The Climate and Environmental Justice Tribunal emerged as a key proposal of the summit — the World People’s Conference on Climate Change and the Rights of Mother Earth — held in Bolivia last week (19-22 April), said to have been attended by more than 31, 000 people (see Bolivian alternative climate conference begins).

The tribunal would have the legal capacity to prevent, prosecute, and punish states, companies and individuals who — by act or omission — are causing environmental contamination and climate change. 

"I think this court is completely feasible. Not only that, it is urgent and indispensable," said Miguel D’Escoto, former president of the UN General Assembly, one of the higher-profile participants at the summit, which was organised for developing countries, NGOs and grassroots organisations after dissatisfaction with the outcome of the UN Copenhagen Climate Change Conference last year (November).

"This is a court at the same level as the international court of war crimes, crimes against humanity and genocide," said the Belgian sociologist, François Houtart, arguing that polluting and causing climate change were also crimes against humanity.

It was argued that the tribunal could harness existing national jurisprudences and international treaties and so would not require any new legislation (see Copenhagen shows the shape of things to come).

"All that is needed is the will from the countries’ governments," said the Argentinian Nobel Peace Prize laureate, Adolfo Pérez Esquivel. But he conceded that this would require significant social pressure.

To bolster the legal basis of the tribunal the summit agreed a Universal Declaration of the Rights of Mother Earth. The declaration argues for the payment of various debts, such as ‘adaptation debt’, to developing countries for climate damage caused by richer nations.

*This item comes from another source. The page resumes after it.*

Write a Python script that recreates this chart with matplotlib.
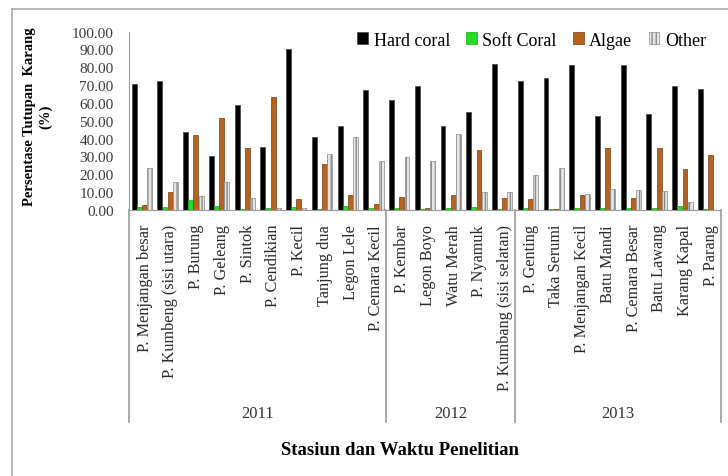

There will also be a global referendum to find out whether there is consensus over the creation of such a court.

To promote the tribunal, and other initiatives coming out of the summit, Bolivian President Evo Morales will lead the new Global People’s Movement for Mother Earth.

Social movements emerged as the new advocates for environmental protection at the summit, and were looking towards the 16th Climate Change Conference in Cancún, Mexico.

Social groups will march from Panama to the Mexico meeting — funded by some of the 47 governments that officially participated at the summit — and will push developed world governments for commitments to reduce greenhouse gas emissions.